▶ **GOAL**:
Without the pictures, extract every line from the start of the material to the line containing "right_ticks = [0, 10, 20, 30, 40, 50, 60]", both ends included.

▶ **PROVIDED DATA**:
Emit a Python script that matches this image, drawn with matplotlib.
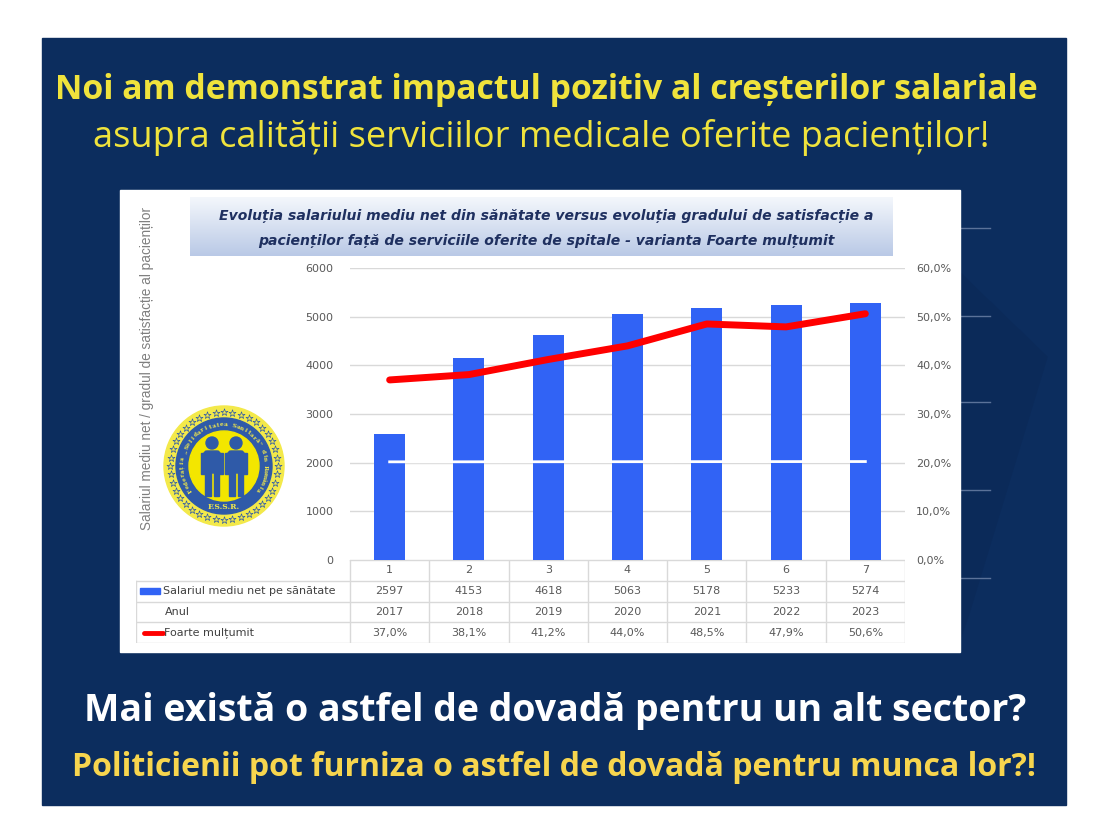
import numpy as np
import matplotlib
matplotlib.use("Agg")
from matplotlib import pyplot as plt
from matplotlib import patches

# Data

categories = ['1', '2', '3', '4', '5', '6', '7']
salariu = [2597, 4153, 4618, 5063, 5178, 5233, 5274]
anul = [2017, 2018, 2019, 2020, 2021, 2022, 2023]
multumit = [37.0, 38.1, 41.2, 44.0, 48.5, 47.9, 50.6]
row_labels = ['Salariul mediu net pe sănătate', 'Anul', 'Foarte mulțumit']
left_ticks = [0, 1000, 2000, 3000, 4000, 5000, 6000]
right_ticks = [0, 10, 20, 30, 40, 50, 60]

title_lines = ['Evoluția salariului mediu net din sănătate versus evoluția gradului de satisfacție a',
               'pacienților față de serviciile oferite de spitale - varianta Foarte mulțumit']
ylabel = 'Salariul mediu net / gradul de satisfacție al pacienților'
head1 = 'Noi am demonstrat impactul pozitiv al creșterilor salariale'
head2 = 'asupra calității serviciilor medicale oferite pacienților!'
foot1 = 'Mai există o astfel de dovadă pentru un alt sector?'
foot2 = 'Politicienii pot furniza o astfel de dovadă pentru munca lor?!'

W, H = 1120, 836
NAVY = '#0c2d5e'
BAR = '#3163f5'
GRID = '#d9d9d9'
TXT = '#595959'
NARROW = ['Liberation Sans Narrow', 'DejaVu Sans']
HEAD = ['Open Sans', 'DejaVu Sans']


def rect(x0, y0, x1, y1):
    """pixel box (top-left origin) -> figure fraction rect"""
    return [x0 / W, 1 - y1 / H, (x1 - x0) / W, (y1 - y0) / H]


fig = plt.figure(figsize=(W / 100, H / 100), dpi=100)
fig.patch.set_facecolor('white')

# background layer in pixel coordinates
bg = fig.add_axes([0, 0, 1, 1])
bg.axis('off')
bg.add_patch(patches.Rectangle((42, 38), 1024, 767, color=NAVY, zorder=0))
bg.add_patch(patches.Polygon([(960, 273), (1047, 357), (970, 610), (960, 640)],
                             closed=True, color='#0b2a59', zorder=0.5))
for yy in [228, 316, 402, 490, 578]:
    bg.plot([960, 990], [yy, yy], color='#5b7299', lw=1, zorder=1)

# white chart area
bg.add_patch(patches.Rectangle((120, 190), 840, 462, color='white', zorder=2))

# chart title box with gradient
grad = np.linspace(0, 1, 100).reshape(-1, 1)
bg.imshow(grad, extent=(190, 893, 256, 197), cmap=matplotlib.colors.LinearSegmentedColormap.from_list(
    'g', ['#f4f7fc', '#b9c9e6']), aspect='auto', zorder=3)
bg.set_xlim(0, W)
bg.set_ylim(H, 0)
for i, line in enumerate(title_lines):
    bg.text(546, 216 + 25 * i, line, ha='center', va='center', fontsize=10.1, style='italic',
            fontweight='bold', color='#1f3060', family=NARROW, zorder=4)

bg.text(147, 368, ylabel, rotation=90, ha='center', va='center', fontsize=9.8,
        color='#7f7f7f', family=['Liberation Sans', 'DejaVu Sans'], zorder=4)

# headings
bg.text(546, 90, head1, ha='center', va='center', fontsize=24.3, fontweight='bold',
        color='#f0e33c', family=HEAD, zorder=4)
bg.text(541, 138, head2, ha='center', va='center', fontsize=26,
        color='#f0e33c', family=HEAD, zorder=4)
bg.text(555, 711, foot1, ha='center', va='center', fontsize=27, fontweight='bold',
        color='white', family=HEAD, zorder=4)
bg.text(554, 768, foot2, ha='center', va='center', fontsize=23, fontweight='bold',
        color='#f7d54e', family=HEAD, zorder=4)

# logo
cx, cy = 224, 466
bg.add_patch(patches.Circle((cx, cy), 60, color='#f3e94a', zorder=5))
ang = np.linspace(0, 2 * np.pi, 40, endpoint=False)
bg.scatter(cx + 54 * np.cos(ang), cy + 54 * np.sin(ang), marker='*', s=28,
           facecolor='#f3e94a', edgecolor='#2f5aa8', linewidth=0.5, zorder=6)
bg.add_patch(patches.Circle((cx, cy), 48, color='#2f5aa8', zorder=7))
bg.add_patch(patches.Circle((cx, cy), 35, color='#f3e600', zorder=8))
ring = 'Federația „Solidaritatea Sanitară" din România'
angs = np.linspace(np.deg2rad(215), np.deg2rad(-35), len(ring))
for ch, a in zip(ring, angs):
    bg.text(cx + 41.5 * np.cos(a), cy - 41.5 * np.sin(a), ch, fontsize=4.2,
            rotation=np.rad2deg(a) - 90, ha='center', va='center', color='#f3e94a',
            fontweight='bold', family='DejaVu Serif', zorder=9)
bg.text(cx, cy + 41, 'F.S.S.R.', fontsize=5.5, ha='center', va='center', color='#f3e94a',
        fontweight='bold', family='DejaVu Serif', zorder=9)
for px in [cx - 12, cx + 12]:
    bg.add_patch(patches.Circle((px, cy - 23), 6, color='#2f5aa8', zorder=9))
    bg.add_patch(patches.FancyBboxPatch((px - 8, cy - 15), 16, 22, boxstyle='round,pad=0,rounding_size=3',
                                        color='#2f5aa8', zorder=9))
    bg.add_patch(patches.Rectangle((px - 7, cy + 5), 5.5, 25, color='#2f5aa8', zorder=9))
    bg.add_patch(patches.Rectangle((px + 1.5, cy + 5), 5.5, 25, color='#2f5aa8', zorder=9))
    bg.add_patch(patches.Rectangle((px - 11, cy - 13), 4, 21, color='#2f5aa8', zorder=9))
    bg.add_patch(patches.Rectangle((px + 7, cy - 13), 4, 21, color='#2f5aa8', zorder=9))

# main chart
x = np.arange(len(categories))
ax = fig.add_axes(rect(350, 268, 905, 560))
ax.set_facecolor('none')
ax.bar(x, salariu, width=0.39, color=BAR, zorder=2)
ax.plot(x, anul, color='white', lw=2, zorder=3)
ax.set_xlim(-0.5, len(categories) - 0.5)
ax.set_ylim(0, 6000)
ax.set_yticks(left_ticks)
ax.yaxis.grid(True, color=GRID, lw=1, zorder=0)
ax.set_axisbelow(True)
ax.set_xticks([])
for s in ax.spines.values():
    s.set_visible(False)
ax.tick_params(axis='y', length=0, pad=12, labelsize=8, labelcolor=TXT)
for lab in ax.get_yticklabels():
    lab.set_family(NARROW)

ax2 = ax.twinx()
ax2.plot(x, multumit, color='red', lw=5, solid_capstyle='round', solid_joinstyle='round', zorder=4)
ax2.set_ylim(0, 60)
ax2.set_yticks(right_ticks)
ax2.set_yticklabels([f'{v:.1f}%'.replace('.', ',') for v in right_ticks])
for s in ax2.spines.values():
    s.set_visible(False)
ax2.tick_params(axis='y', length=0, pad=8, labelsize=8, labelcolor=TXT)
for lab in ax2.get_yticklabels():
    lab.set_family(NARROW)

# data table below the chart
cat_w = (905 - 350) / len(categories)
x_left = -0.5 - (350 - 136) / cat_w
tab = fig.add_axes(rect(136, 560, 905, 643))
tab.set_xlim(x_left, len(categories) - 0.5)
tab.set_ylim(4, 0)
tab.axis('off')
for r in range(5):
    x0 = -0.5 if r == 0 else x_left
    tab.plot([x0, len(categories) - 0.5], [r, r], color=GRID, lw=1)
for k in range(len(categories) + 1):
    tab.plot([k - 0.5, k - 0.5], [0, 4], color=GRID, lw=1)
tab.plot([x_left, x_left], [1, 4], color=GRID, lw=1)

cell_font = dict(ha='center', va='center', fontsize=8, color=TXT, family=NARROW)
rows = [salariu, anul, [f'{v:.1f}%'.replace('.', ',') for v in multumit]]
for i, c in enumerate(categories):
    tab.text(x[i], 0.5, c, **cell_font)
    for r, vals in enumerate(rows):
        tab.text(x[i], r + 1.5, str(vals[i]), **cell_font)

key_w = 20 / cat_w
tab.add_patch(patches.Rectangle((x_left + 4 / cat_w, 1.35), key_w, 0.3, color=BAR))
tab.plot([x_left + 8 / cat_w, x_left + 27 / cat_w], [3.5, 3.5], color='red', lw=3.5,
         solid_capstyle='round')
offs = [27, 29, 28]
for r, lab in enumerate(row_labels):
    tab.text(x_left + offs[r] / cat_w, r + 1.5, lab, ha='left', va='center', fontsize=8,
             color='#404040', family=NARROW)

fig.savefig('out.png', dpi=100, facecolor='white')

▶ **ANSWER**:
Emit a Python script that matches this image, drawn with matplotlib.
import numpy as np
import matplotlib
matplotlib.use("Agg")
from matplotlib import pyplot as plt
from matplotlib import patches

# Data

categories = ['1', '2', '3', '4', '5', '6', '7']
salariu = [2597, 4153, 4618, 5063, 5178, 5233, 5274]
anul = [2017, 2018, 2019, 2020, 2021, 2022, 2023]
multumit = [37.0, 38.1, 41.2, 44.0, 48.5, 47.9, 50.6]
row_labels = ['Salariul mediu net pe sănătate', 'Anul', 'Foarte mulțumit']
left_ticks = [0, 1000, 2000, 3000, 4000, 5000, 6000]
right_ticks = [0, 10, 20, 30, 40, 50, 60]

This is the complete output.